Launch of website to accompany the review of evidence into the number of prisoners who died on the Channel Island of Alderney during the Nazi occupation
Today (7 August 2023), the United Kingdom’s Post Holocaust Issues Envoy and Head of the UK Delegation to the International Holocaust Remembrance Alliance Lord Eric Pickles announced the launch of a website detailing the Nazi occupation of Alderney.
The website www.occupiedalderney.org is an accompanying part of the review, launched on 27 July, of evidence into the number of prisoners who died on the Channel Island of Alderney during the Nazi occupation.
The website will showcase the latest cutting-edge research and will in due course highlight key documents relating to the Nazi occupation of Alderney which are residing in archives.
The website will also be the place where the latest research and evidence can be found on the number of people, including Jews, Spanish, Ukrainians and Russian prisoners of war, who died through the Nazi policy ‘extermination through labour’ (Vernichtung durch Arbeit) in the construction of Hitler’s Atlantic Wall.

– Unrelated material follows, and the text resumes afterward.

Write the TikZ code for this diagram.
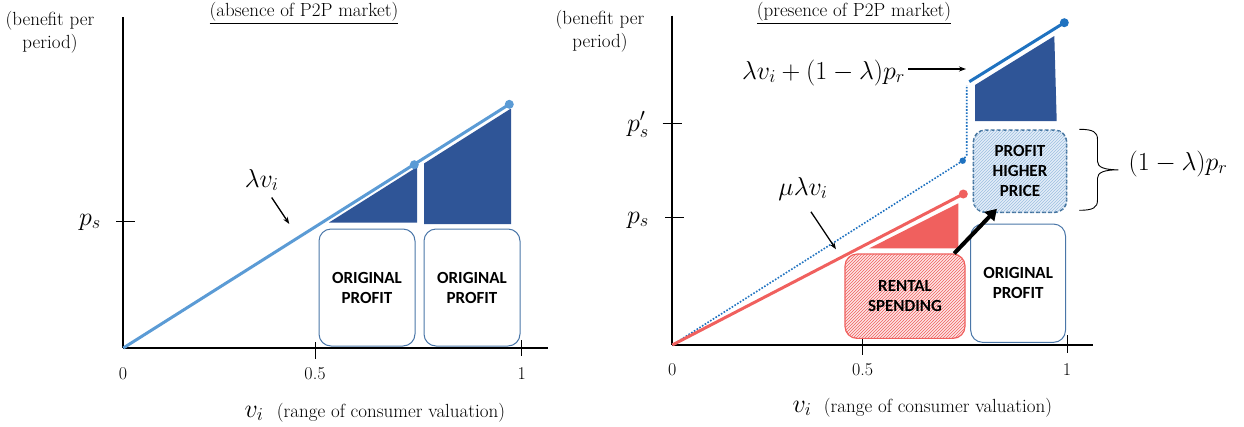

The launch of this website reiterates our commitment to transparency. It contains information on prisoner biographies and the latest research on the camps, their regimes, and their histories. We encourage those with additional archival material and estimates of the number of dead to contact us at ukhmfsecretariat@levellingup.gov.uk.

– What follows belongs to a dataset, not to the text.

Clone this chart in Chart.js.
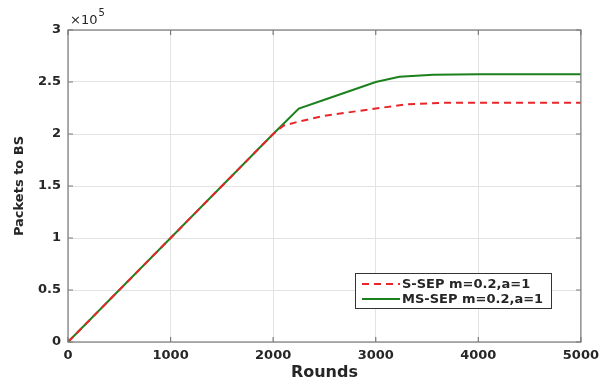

The website is supported by the University of Cambridge, Staffordshire University, and the UK government.
Lord Pickles said:
The website is part of our commitment to transparency. It gives a good overview of the latest published evidence and provides a further opportunity for people who have evidence to contact us. It is a work in progress with new entries planned. The website also offers an opportunity to read the latest research and documents related to the occupation of Alderney.
I thank Professor Caroline Sturdy-Colls and Kevin Colls from Staffordshire University for sharing their latest research on the Nazi occupation of Alderney and getting the website off to such a strong start. I also thank Dr Gilly Carr from the University of Cambridge for seeing through the project from IHRA recommendation to the development of the website.
Professor Caroline Sturdy-Colls and Kevin Colls MSc, Staffordshire University said:
We hope that this website will provide an important resource for anyone interested in the history of the Nazi Occupation of Alderney and the places that were connected to the forced and slave labour programme. Most importantly, we hope that the website will help to increase awareness of the stories of some of the people who lived, worked, and died there between 1941 and 1945.
Dr Gilly Carr, University of Cambridge said:
It gives me a great deal of pleasure to see one of IHRA’s recommendations for Alderney, made in 2019, come to fruition. It is enormously important that local people and visitors to Alderney, as well as researchers further afield, have reliable and peer-reviewed sources of information about the island’s German occupation heritage.
Nearly all information about these sites is either scattered in archives across Europe or is under the soil, accessible only through archaeology. This website brings all these things together and provides cutting edge research to all. It also provides lesson plans for schools. I am sure it will prove to be a valuable resource.